I'm working in Python with statsmodels. I estimate a multiple regression model (n=10763; 12 predictors; r^2=0.216; all coefficients have signs pointing the correct direction and are significant). Then I check my residuals. The residuals show no discernible pattern, so there appears to be negligible heteroskedasticity:

residuals vs fitted

The residuals have a Jarque-Bera test statistic of 338.7 with a p-value of 2e-75. The skew is 0.317 and the kurtosis is 3.543. We can see this in a histogram of the residuals:

residuals histogram

And in the residuals' q-q plot:

residuals q-q plot

I have two questions, relating to satisfying the OLS assumption that the residuals have a normal distribution to get meaningful p-values.

The first is how to interpret if your residuals are "close enough" to normally distributed.
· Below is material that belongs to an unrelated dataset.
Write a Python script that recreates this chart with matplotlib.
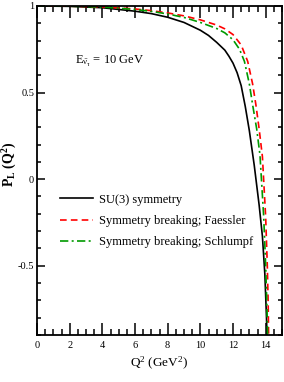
import numpy as np
import matplotlib
matplotlib.use('Agg')
import matplotlib.pyplot as plt
from matplotlib.ticker import MultipleLocator

plt.rcParams['font.family'] = ['Liberation Serif', 'DejaVu Serif']
plt.rcParams['mathtext.fontset'] = 'stix'
plt.rcParams['mathtext.default'] = 'regular'

# Q^2 (GeV^2) and P_L values
q2_su3 = [0, 2, 4, 6, 7, 8, 9, 10, 10.5, 11, 11.5, 11.75, 12, 12.25, 12.5, 12.75, 13, 13.3, 13.6, 13.8, 13.95, 14.05, 14.08]
pl_su3 = [1.0, 0.998, 0.99, 0.97, 0.956, 0.935, 0.905, 0.86, 0.83, 0.79, 0.745, 0.71, 0.67, 0.615, 0.54, 0.42, 0.28, 0.08, -0.15, -0.33, -0.55, -0.8, -0.9]

q2_faessler = [0, 2, 4, 6, 7, 8, 9, 10, 11, 11.5, 12, 12.5, 12.9, 13.2, 13.4, 13.6, 13.8, 14.0, 14.1, 14.15, 14.18]
pl_faessler = [1.0, 0.999, 0.995, 0.983, 0.973, 0.96, 0.943, 0.92, 0.89, 0.868, 0.835, 0.775, 0.68, 0.55, 0.43, 0.29, 0.13, -0.22, -0.5, -0.7, -0.9]

q2_schlumpf = [0, 2, 4, 6, 7, 8, 9, 10, 11, 11.5, 12, 12.4, 12.7, 13.0, 13.2, 13.45, 13.65, 13.88, 14.0, 14.08, 14.12]
pl_schlumpf = [1.0, 0.999, 0.994, 0.98, 0.969, 0.954, 0.934, 0.905, 0.87, 0.845, 0.805, 0.75, 0.68, 0.55, 0.43, 0.29, 0.14, -0.22, -0.5, -0.75, -0.9]

labels = ['SU(3) symmetry', 'Symmetry breaking; Faessler', 'Symmetry breaking; Schlumpf']

fig = plt.figure(figsize=(2.84, 3.82), dpi=100)
ax = fig.add_axes([0.1303, 0.123, 0.8627, 0.8613])

ax.plot(q2_su3, pl_su3, color='black', lw=1.2, label=labels[0])
ax.plot(q2_faessler, pl_faessler, color='#ff0000', lw=1.2, ls=(0, (4, 2.5)), label=labels[1])
ax.plot(q2_schlumpf, pl_schlumpf, color='#009900', lw=1.2, ls=(0, (5, 2, 1.2, 2)), label=labels[2])

ax.set_xlim(0, 15)
ax.set_ylim(-0.9, 1)
ax.xaxis.set_major_locator(MultipleLocator(2))
ax.xaxis.set_minor_locator(MultipleLocator(0.5))
ax.yaxis.set_minor_locator(MultipleLocator(0.1))
ax.set_yticks([-0.5, 0, 0.5, 1])
ax.set_yticklabels(['-0.5', '0', '0.5', '1'])

ax.tick_params(which='both', direction='in', top=True, right=True, labelsize=7.5, width=1.1)
ax.tick_params(axis='x', which='major', length=8.5, pad=4)
ax.tick_params(axis='x', which='minor', length=4.5)
ax.tick_params(axis='y', which='major', length=5.5, pad=2)
ax.tick_params(axis='y', which='minor', length=2.8)
for s in ax.spines.values():
    s.set_linewidth(1.3)

ax.set_xlabel('Q$^2$ (GeV$^2$)', fontsize=9.5, labelpad=4)
ax.set_ylabel('P$_{L}$ (Q$^2$)', fontsize=10, fontweight='bold')
ax.yaxis.set_label_coords(-0.075, 0.52)

ax.text(2.3, 0.68, r'E$_{\bar{\nu}_\tau}$ = 10 GeV', fontsize=9, va='center', ha='left')

ax.legend(loc='upper left', bbox_to_anchor=(0.075, 0.445), frameon=False, fontsize=9,
          handlelength=2.6, handletextpad=0.5, labelspacing=0.75, borderaxespad=0)

fig.savefig('out.png', dpi=100)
Presumably, a sufficiently large sample size will always fail the J-B test and other related tests — i.e., producing a p-value below .05 so we can reject the null hypothesis that the residuals are normally distributed. But looking at the histogram and the q-q plot, how close to "perfect" do we expect them to be? They seem to show the thin tails and slight right skew. Given real-world data, what is "good enough"?

Second question: what sort of model re-specifications or corrections would one typically explore to correct for residuals distributed with high kurtosis?

Best Answer

What's "close enough" is application specific. For instance, when estimating the regression parameters, the residual distribution doesn't need to be normal, it can be anything, pretty much. When estimating the variance (uncertainty) of regression parameters, the residual distribution doesn't need to be normal, but it helps when it is. In this case, asymptotically due to central limit theorem, in most cases you'll get a good estimate of the variance with almost any distribution too as long as the variance is finite.
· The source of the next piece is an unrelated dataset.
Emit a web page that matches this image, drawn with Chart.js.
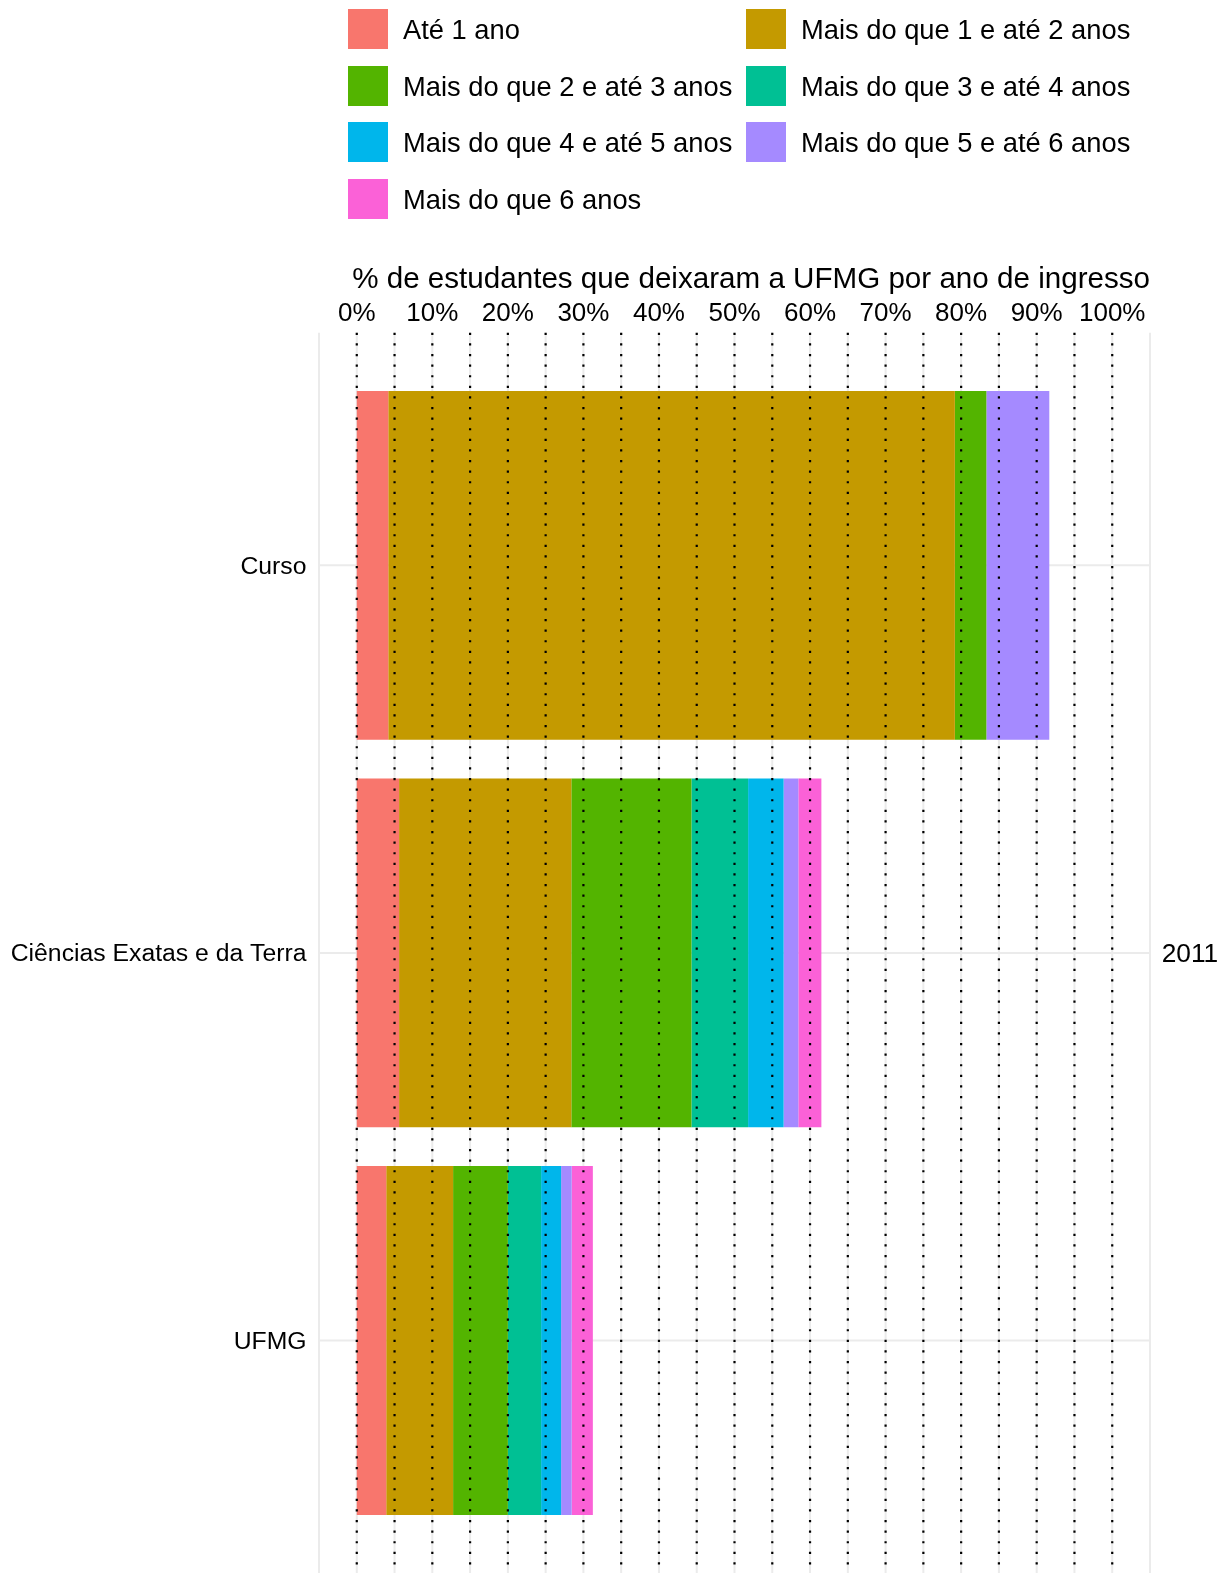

However, there will be some applications where the distribution has to be normal. For instance, suppose you're managing a risk of a business using value-at-risk approach. In this case, you make forecast of a revenue or a value of a business for the next period, maybe next day. Then you build the distribution of outcomes: $\hat y_{t+1}=X_{t+1}\beta_{t+1}+\varepsilon_{t+1}$ The value-at-risk is $\alpha$-quantile of $\hat y_{t+1}$, which depends on the distribution of $\varepsilon_{t+1}$. If you assume the distribution to be normal and it's not, then you can underestimate the risk.

This happened on a massive scale during the last recession when almost everyone understimated the risk from certain derivatives assuming that the distribution was normal instead of actual (unknown) fatter tailed distribution. This contributed to the severity of the last recession to some degree.